Leaving out the pictures, retype the lines from the beginning of the listing through the line containing "from bokeh.resources import INLINE".

(Stored entries)
## BEGIN
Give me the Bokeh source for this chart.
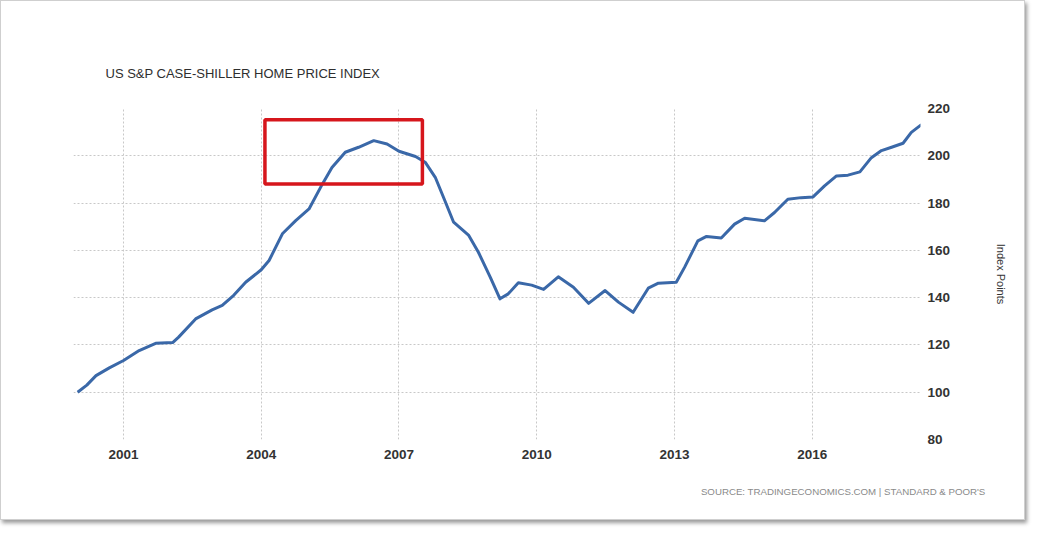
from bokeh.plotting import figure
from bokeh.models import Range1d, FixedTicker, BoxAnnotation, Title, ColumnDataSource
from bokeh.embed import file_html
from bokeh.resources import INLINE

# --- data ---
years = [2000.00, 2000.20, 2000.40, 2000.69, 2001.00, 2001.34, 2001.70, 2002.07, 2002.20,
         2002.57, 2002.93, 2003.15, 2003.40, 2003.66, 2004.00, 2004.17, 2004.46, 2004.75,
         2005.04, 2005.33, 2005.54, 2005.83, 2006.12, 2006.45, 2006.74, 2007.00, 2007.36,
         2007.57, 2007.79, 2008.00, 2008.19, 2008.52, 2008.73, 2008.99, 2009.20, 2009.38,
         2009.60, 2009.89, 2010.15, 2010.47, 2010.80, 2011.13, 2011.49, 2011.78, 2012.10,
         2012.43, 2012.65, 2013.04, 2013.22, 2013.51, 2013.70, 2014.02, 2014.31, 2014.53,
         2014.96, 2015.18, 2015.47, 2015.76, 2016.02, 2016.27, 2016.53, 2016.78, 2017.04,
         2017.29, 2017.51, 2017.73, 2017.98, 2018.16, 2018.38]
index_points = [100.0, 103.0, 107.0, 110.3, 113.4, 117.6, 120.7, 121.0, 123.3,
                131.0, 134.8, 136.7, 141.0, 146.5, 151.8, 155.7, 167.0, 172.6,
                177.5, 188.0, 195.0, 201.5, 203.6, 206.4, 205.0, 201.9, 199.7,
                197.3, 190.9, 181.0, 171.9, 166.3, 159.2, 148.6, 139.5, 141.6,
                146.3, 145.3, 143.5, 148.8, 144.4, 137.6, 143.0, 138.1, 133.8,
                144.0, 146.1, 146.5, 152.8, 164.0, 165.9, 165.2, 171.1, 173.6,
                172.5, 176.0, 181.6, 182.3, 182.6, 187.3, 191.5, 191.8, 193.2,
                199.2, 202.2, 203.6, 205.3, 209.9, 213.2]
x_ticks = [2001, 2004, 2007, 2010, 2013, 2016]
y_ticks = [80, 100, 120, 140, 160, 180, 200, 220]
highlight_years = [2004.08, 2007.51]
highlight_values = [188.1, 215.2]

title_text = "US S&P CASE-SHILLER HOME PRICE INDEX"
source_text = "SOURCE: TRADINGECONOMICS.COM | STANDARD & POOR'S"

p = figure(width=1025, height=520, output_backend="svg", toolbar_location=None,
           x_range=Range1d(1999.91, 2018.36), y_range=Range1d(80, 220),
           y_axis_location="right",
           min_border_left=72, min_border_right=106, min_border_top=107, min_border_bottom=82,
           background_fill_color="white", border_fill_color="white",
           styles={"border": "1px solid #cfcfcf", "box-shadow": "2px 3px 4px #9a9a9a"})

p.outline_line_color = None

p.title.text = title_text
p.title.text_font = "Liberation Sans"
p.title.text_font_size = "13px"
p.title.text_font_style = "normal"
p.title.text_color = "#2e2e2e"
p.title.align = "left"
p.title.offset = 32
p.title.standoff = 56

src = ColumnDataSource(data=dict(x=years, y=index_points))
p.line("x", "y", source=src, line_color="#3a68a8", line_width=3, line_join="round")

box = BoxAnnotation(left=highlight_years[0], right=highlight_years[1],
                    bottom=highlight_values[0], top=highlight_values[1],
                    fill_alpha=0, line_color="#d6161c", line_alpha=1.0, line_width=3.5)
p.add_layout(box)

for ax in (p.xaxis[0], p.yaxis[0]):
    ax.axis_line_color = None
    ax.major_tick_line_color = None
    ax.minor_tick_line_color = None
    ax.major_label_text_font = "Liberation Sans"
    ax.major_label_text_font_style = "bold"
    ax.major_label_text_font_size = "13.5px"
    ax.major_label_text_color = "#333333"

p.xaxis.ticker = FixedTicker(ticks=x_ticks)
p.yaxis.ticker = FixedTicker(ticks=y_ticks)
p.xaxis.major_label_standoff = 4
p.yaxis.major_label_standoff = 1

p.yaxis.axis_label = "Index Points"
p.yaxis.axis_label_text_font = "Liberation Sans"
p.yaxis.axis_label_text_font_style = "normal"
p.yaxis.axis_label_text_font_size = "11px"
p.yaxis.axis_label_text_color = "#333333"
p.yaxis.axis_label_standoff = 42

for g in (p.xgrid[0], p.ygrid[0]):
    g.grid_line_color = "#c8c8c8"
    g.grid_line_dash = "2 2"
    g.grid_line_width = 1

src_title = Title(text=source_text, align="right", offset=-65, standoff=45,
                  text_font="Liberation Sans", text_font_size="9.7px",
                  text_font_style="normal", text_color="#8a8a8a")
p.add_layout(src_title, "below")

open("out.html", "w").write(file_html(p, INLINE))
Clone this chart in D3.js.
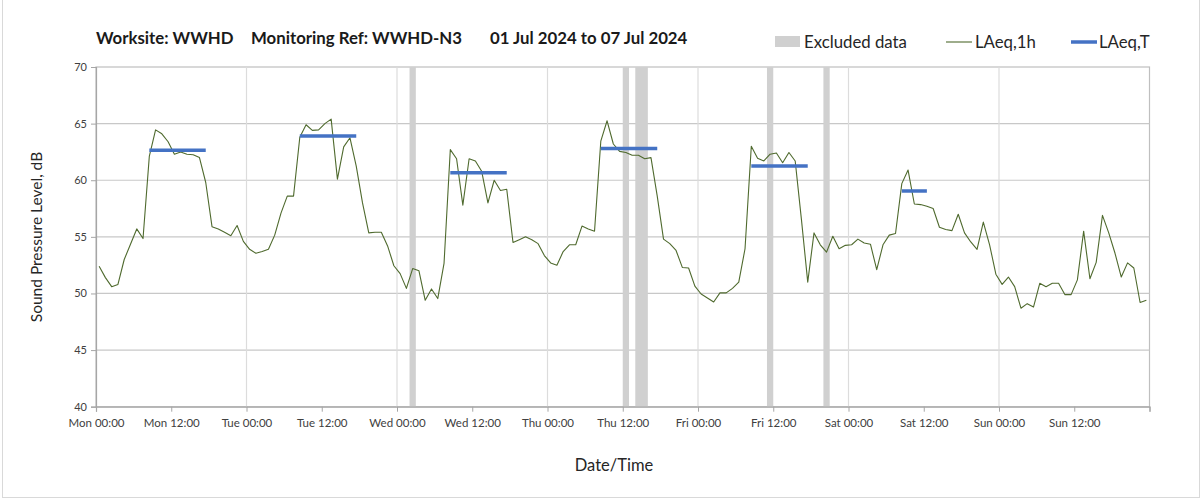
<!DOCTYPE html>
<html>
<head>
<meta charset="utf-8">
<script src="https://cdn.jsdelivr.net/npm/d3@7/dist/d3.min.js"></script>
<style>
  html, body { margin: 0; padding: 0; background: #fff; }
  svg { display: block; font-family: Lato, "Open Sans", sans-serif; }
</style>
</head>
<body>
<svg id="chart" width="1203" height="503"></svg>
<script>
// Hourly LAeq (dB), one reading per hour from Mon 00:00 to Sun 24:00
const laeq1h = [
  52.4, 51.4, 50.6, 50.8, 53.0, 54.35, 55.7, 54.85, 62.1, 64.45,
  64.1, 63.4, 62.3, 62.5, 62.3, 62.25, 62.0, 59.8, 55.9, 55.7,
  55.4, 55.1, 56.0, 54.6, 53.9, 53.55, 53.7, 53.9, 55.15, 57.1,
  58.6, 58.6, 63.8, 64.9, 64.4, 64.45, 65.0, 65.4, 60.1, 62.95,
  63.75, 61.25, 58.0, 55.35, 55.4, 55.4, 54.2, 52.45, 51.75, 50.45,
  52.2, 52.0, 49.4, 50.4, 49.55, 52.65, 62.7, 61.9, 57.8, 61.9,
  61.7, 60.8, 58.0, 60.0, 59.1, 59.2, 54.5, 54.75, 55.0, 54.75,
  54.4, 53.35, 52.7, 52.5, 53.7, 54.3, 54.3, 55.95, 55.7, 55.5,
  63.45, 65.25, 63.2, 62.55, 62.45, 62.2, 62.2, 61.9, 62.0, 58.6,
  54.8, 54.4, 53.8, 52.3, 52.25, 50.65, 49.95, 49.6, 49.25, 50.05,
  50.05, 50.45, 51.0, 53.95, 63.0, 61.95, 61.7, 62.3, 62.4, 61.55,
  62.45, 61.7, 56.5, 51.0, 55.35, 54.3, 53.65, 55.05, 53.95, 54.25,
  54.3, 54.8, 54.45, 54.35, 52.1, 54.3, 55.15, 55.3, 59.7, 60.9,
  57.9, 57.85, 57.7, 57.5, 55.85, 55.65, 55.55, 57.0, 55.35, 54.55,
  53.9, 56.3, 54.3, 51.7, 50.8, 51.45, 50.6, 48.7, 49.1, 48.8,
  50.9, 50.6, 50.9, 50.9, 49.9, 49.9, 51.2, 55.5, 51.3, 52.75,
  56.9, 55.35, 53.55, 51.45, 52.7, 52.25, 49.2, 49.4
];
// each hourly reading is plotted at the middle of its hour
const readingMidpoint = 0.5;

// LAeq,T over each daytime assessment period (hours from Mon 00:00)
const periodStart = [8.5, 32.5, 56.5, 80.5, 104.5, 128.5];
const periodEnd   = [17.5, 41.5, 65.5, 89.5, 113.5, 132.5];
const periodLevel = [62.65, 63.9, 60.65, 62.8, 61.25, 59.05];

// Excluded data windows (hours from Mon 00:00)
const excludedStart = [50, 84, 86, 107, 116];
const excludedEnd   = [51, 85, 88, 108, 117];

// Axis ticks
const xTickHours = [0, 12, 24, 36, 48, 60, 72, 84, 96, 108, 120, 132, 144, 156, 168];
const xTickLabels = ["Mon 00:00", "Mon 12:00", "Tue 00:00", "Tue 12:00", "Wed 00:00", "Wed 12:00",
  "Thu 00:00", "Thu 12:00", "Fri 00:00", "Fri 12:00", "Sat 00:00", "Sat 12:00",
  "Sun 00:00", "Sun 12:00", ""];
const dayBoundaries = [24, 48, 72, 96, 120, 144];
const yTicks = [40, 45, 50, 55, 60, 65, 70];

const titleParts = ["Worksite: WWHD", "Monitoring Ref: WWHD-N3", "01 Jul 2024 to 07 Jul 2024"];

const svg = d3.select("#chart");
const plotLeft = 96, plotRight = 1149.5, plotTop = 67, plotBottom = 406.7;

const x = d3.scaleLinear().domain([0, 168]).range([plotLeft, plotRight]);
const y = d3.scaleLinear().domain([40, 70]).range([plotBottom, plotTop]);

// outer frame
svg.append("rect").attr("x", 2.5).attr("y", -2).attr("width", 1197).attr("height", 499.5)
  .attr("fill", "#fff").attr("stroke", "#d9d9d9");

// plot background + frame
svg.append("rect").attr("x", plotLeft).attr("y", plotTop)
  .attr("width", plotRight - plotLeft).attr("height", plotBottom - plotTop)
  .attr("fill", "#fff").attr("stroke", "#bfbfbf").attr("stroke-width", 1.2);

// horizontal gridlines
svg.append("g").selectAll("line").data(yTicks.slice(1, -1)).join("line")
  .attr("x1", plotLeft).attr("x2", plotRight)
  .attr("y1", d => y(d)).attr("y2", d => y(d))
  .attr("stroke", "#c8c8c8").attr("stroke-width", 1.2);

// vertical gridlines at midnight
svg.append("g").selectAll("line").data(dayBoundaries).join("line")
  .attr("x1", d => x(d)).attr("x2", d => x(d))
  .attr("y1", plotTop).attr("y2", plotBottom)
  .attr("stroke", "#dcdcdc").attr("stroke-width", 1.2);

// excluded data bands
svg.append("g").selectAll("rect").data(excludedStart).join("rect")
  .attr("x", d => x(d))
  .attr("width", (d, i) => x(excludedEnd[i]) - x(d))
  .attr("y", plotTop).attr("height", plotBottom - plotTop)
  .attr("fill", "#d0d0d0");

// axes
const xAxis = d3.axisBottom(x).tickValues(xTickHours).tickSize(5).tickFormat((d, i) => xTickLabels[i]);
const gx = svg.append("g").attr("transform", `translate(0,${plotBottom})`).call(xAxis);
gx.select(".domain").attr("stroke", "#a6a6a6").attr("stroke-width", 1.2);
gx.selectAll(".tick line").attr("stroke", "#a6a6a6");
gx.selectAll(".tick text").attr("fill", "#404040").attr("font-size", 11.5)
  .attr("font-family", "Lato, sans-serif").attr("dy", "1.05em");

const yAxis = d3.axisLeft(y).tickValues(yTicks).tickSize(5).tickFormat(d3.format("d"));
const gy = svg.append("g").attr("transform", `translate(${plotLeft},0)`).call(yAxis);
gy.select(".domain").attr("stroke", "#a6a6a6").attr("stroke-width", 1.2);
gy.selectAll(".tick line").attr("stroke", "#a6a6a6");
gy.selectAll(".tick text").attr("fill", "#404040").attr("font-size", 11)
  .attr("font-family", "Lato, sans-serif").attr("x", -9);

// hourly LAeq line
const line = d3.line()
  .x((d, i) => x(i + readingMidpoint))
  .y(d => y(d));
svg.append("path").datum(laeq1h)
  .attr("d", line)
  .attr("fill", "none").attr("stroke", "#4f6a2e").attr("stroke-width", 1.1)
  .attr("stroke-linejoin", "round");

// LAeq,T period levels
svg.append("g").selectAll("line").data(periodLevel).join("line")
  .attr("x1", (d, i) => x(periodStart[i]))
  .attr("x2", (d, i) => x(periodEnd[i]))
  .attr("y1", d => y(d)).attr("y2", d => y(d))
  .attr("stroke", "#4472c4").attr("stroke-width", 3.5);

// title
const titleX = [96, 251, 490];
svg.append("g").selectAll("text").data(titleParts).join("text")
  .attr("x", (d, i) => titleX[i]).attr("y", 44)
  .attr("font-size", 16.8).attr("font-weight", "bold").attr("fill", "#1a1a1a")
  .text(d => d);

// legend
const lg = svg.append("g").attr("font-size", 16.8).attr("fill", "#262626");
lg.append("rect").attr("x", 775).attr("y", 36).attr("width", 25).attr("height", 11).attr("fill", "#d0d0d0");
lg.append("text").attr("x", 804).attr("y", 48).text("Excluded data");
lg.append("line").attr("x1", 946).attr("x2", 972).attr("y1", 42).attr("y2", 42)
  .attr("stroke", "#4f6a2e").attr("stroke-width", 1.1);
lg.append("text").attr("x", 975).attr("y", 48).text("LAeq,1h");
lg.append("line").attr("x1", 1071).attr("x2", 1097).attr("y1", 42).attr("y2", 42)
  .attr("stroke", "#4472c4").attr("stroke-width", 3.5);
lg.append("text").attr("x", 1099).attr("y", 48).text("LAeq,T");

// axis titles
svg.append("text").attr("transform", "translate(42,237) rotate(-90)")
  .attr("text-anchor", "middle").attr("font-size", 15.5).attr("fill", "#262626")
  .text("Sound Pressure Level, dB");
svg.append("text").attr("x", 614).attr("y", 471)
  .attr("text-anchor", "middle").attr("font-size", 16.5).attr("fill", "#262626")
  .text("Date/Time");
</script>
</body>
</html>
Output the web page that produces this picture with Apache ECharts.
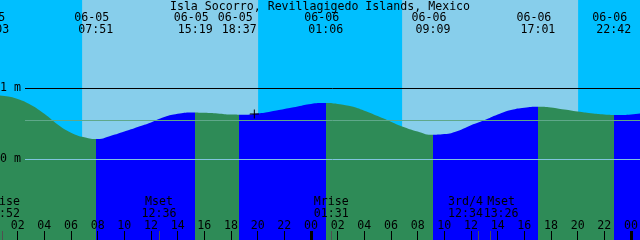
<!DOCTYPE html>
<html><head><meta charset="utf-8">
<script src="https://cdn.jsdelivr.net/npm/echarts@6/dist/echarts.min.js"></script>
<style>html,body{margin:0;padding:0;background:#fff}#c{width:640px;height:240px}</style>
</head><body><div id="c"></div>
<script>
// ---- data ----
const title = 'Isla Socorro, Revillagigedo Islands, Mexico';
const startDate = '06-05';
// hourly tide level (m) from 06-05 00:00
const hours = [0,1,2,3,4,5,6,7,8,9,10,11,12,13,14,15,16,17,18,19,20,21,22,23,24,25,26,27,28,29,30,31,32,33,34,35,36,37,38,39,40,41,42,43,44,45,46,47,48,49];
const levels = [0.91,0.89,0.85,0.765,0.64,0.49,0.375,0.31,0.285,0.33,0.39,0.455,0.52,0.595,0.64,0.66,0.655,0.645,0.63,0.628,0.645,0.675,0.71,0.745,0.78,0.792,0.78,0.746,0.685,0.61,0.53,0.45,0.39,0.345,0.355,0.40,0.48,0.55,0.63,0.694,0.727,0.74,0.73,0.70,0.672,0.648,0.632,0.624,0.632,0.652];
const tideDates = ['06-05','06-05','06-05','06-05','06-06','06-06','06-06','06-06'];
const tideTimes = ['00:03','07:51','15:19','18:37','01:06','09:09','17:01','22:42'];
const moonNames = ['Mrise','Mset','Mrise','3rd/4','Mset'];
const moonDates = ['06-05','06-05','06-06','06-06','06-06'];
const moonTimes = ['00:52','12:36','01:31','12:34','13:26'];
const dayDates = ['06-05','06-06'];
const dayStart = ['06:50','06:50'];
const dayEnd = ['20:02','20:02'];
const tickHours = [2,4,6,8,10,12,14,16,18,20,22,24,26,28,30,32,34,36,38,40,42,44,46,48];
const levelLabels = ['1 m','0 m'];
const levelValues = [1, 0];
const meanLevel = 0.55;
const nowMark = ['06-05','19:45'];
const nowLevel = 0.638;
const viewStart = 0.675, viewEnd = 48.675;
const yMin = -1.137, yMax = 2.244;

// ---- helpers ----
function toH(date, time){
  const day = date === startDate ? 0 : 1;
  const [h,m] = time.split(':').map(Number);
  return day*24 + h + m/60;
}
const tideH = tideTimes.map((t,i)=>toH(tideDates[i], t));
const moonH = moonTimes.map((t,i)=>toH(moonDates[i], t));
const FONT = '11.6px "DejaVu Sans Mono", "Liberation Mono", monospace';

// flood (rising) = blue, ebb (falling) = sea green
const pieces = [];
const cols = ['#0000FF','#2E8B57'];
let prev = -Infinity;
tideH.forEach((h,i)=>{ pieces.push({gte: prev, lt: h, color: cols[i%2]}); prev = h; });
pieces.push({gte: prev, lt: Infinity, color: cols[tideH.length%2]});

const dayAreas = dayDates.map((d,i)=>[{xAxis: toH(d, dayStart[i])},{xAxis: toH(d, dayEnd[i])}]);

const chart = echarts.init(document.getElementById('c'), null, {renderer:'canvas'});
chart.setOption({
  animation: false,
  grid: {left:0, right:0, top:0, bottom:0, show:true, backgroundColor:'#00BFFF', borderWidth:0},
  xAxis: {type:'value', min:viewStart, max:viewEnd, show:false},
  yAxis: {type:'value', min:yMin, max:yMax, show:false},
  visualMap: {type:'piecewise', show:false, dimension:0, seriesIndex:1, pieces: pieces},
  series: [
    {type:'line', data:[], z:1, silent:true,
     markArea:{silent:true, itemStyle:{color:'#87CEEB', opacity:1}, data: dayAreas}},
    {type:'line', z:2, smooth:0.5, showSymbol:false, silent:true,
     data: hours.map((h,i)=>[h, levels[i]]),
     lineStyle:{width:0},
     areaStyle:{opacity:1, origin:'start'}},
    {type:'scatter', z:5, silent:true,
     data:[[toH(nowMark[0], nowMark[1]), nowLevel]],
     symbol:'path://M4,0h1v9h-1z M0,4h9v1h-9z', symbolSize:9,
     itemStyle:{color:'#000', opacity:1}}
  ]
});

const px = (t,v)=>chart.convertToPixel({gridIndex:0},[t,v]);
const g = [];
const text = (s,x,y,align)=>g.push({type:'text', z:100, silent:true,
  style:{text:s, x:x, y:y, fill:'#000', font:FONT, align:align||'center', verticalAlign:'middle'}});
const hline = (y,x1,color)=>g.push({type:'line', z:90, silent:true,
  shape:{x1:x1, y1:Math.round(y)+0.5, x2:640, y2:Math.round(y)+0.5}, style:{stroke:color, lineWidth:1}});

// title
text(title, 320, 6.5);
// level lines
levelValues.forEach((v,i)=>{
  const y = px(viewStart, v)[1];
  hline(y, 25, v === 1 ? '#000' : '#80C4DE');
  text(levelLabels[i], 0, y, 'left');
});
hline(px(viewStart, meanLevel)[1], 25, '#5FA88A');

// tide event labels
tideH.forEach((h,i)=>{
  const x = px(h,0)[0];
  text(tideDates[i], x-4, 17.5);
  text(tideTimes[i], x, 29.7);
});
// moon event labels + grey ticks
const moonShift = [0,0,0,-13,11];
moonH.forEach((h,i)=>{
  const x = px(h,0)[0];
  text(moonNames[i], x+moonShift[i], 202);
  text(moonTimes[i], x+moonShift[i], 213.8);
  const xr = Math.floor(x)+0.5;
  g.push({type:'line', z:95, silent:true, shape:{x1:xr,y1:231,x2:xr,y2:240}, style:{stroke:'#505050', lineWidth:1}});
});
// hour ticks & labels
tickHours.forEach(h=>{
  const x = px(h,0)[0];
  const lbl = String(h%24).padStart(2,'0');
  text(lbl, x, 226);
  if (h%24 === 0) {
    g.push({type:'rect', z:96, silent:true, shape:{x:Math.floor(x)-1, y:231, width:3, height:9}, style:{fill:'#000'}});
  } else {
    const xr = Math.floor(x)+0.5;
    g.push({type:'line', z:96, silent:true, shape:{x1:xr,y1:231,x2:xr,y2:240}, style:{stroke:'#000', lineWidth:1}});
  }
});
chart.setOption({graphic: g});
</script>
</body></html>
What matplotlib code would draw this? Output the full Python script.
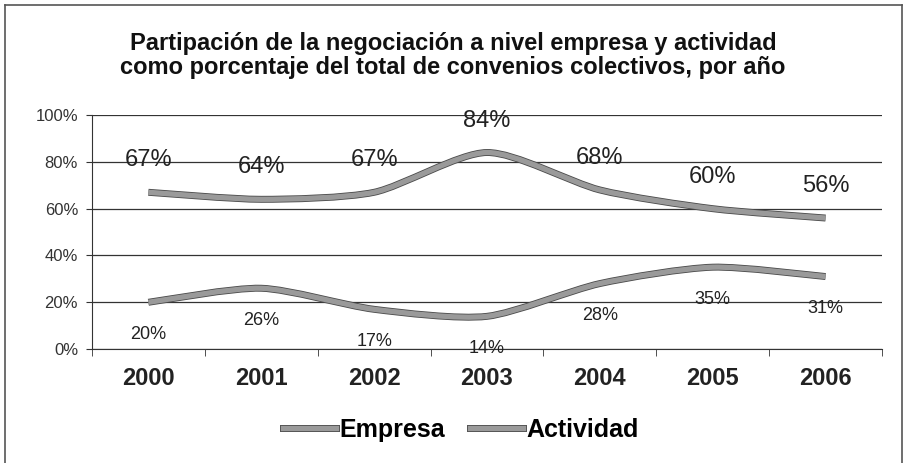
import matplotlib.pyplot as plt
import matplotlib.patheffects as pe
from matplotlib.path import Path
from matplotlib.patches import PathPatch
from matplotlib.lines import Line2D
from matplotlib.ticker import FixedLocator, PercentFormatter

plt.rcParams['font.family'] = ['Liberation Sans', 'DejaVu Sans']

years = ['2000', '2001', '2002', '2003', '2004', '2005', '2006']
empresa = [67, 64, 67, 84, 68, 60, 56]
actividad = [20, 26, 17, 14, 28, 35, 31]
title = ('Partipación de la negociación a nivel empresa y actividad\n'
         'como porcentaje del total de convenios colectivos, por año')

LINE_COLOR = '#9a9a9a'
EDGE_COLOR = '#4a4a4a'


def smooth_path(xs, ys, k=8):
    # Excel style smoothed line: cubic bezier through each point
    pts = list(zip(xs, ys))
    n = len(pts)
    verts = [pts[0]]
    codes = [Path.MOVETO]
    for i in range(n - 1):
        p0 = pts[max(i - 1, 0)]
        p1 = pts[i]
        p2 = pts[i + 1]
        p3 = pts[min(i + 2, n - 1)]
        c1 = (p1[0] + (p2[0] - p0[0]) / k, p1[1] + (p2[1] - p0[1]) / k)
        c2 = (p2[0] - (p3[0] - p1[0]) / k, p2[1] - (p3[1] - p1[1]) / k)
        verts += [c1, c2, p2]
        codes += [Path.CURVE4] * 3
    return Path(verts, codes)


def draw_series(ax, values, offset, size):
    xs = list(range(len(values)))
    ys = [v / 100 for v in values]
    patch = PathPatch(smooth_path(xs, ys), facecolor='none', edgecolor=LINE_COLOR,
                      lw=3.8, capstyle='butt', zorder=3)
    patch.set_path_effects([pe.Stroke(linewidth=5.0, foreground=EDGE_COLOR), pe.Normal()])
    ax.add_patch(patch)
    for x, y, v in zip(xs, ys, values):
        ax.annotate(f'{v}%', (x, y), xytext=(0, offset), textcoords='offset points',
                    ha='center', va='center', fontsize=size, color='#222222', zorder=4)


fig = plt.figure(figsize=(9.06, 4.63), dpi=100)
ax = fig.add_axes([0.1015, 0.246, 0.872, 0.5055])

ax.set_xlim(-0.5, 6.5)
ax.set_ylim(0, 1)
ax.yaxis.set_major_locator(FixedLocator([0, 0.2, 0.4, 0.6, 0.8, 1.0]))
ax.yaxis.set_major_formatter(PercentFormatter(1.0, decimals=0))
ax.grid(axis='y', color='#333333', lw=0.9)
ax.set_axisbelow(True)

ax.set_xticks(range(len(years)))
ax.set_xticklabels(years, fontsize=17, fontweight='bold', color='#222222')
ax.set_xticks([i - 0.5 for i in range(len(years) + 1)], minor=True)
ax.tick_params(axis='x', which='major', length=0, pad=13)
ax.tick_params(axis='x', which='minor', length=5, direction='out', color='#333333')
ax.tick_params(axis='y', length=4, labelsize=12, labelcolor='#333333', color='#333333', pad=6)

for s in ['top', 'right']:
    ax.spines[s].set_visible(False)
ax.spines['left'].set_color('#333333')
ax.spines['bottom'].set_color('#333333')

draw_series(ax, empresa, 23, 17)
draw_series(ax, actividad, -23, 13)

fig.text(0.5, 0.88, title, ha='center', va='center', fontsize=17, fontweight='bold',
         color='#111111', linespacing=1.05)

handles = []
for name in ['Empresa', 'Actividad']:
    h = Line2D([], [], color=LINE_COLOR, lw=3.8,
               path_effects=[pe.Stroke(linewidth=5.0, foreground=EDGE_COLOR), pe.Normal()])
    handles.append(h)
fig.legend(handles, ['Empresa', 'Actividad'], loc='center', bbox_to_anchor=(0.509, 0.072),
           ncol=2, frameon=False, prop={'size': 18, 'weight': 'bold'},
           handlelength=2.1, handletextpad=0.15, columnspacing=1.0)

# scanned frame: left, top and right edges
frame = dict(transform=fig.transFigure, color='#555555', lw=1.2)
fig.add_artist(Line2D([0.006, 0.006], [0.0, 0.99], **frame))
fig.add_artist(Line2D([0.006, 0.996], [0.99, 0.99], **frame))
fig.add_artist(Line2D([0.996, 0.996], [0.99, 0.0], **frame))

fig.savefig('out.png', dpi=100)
## END
(Answer for the task)
Give me the Bokeh source for this chart.
from bokeh.plotting import figure
from bokeh.models import Range1d, FixedTicker, BoxAnnotation, Title, ColumnDataSource
from bokeh.embed import file_html
from bokeh.resources import INLINE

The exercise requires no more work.